Last Saturday I started a (hopefully) year long chapter of the British Heritage Project. "The Apiarist's Year". Perhaps technically the most difficult project I have shot; certainly since the pigeon race liberation anyway.
Difficulties came from a number of practical challenges:
- Camera - whatever I used would need to be able to be composed and focused through the veil, potentially away from the eye, and after contacting a DocPhoter in Alabama who is also a beekeeper the thickness and lack of dexterity in your hands due to the thick gloves warn also became apparent. I'll go through the considerations one by one.
- Mamiya RZ67: waist level finder and big focus screen would give the best control of composition whilst using the veil. The large controls possibly usable with the gloves, however needing to reload every 10 frames would not be a good practical option here.
- Olympus Pen FT: small and compact, and fiddly small shutter speed control would be difficult with the gloves, however not needing to reload until 76+ frames would make good practical sense.

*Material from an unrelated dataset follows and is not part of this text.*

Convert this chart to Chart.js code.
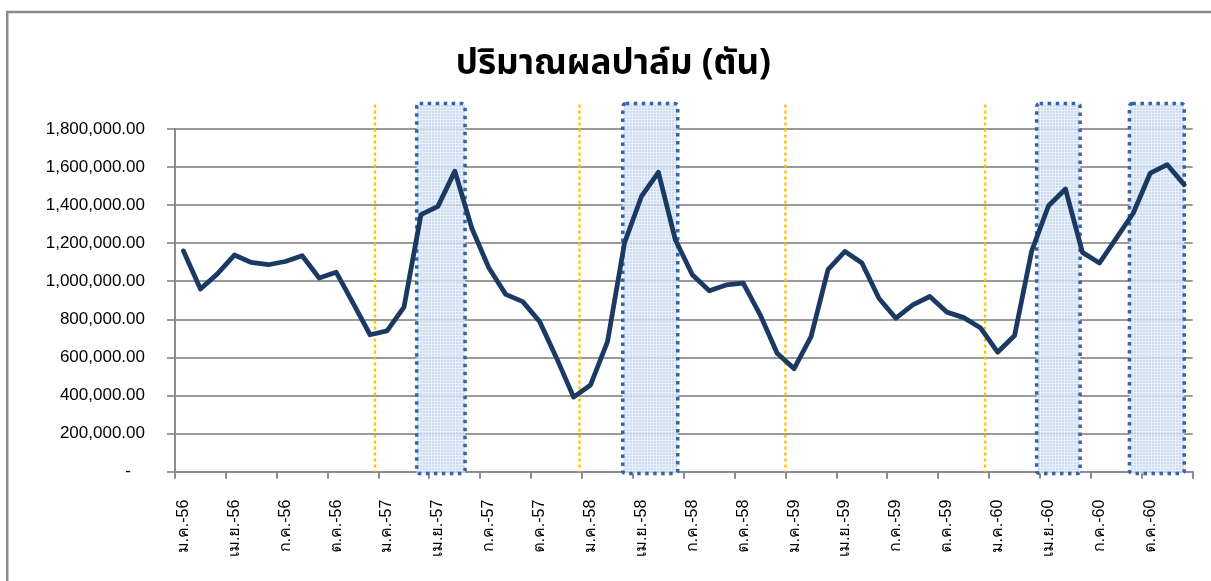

The viewfinder is small and dark though.
- Nikon F100/F80: the setup used for the silversmith, and brewer. 36 frames to a roll - not as good here as the Olympus but far better than the Mamiya, Aperture Priority and AF would be useful due to the gloves.
The Nikon ended up being the choice.
- Animal endagerment: something I was not expecting to happen was how the bees gathered on the camera itself, the gloves remove a lot of sensory feeling in the fingers, and when I glanced down at the camera to check shutter speed only to find 10-20 bees crawling over the body housing I missed some photographs potentially all due to the rush of squashing a bee on the shutter release by accident.
- H&S: I've never been stung before and don't know if I'm allergic (a bee did manage to get inside the hood with me)
Each hive is home to between 50-55 thousand honey bees, the training apiary where we were houses 17 hives - that's a lot of bees! The sound was incredible and I hope is prominent on the video recording. I shot a single roll of film in the F100 needing to rely heavily on Aperture Priority and AF, however looking at the results due to not being able to support the camera fully against my face there is some camera shake in places, next time open the aperture up, faster time.
The project will continue with the filling shooting script:
- one camera one roll of colour neg, 200iso (Kodak Gold200)
- one shoot per month
- not all eye level
- watch shutter speed (aperture no smaller than f5.6 on a sunny day)
- be more varied
- have a goal/topic for each shoot as a focus.